Leaving out every picture, copy the lines of the data exactly, from the first through the line containing "ax = fig.add_axes([0.06, 0.0758, 0.94, 0.8996])".

**PROVIDED MATERIAL:**
════════
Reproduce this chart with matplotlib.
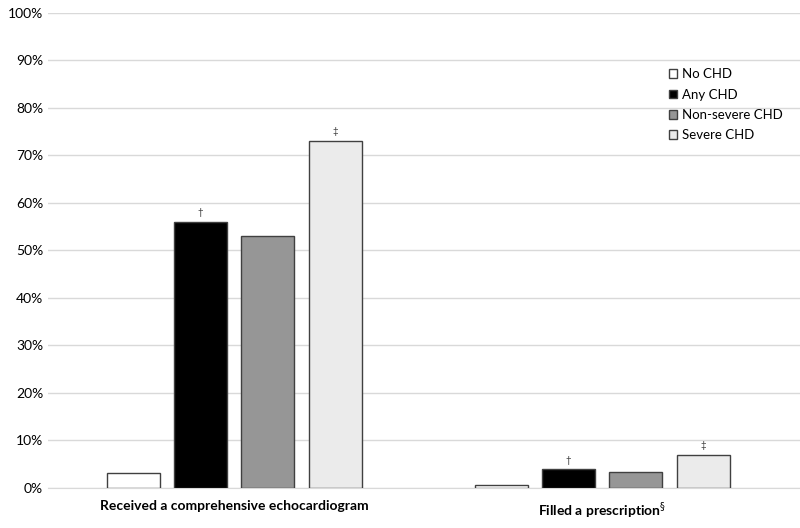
import matplotlib
matplotlib.use("Agg")
import matplotlib.pyplot as plt
import numpy as np
from matplotlib.patches import Patch
from matplotlib.ticker import PercentFormatter

plt.rcParams['font.family'] = ['Lato', 'DejaVu Sans']

categories = ["Received a comprehensive echocardiogram", "Filled a prescription$^{\\S}$"]
groups = ["No CHD", "Any CHD", "Non-severe CHD", "Severe CHD"]
values = {
    "No CHD": [3.1, 0.7],
    "Any CHD": [56, 3.9],
    "Non-severe CHD": [53, 3.4],
    "Severe CHD": [73, 6.9],
}
marks = {"Any CHD": "\u2020", "Severe CHD": "\u2021"}
colors = {"No CHD": "white", "Any CHD": "black",
          "Non-severe CHD": "#969696", "Severe CHD": "#ebebeb"}

fig = plt.figure(figsize=(8, 5.28), dpi=100)
ax = fig.add_axes([0.06, 0.0758, 0.94, 0.8996])

x = np.arange(len(categories))
width = 0.144
pitch = 0.183
for i, g in enumerate(groups):
    pos = x + (i - 1.5) * pitch
    ax.bar(pos, values[g], width, color=colors[g], edgecolor="#404040",
           linewidth=1, zorder=3)
    if g in marks:
        for p, v in zip(pos, values[g]):
            ax.text(p, v + 1.0, marks[g], ha="center", va="bottom",
                    fontsize=7, color="#333333")

ax.set_ylim(0, 100)
ax.set_xlim(-0.506, 1.538)
ax.set_yticks(np.arange(0, 101, 10))
ax.yaxis.set_major_formatter(PercentFormatter(decimals=0))
ax.grid(axis="y", color="#d9d9d9", linewidth=1, zorder=0)
ax.set_xticks(x)
ax.set_xticklabels(categories, fontweight="bold", fontsize=10)
ax.tick_params(axis="both", length=0, labelsize=10, colors="#000000")
ax.tick_params(axis="x", pad=9)
for s in ["top", "right", "left"]:
    ax.spines[s].set_visible(False)
ax.spines["bottom"].set_color("#d9d9d9")

handles = [Patch(facecolor=colors[g], edgecolor="#404040", label=g) for g in groups]
leg = ax.legend(handles=handles, loc="upper left", bbox_to_anchor=(0.815, 0.9),
                frameon=False, fontsize=9.5, handlelength=0.65, handleheight=0.65,
                handletextpad=0.35, labelspacing=0.62, borderaxespad=0.2)

fig.savefig("out.png", dpi=100)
════════
**OUTPUT BELOW:**
Reproduce this chart with matplotlib.
import matplotlib
matplotlib.use("Agg")
import matplotlib.pyplot as plt
import numpy as np
from matplotlib.patches import Patch
from matplotlib.ticker import PercentFormatter

plt.rcParams['font.family'] = ['Lato', 'DejaVu Sans']

categories = ["Received a comprehensive echocardiogram", "Filled a prescription$^{\\S}$"]
groups = ["No CHD", "Any CHD", "Non-severe CHD", "Severe CHD"]
values = {
    "No CHD": [3.1, 0.7],
    "Any CHD": [56, 3.9],
    "Non-severe CHD": [53, 3.4],
    "Severe CHD": [73, 6.9],
}
marks = {"Any CHD": "\u2020", "Severe CHD": "\u2021"}
colors = {"No CHD": "white", "Any CHD": "black",
          "Non-severe CHD": "#969696", "Severe CHD": "#ebebeb"}

fig = plt.figure(figsize=(8, 5.28), dpi=100)
ax = fig.add_axes([0.06, 0.0758, 0.94, 0.8996])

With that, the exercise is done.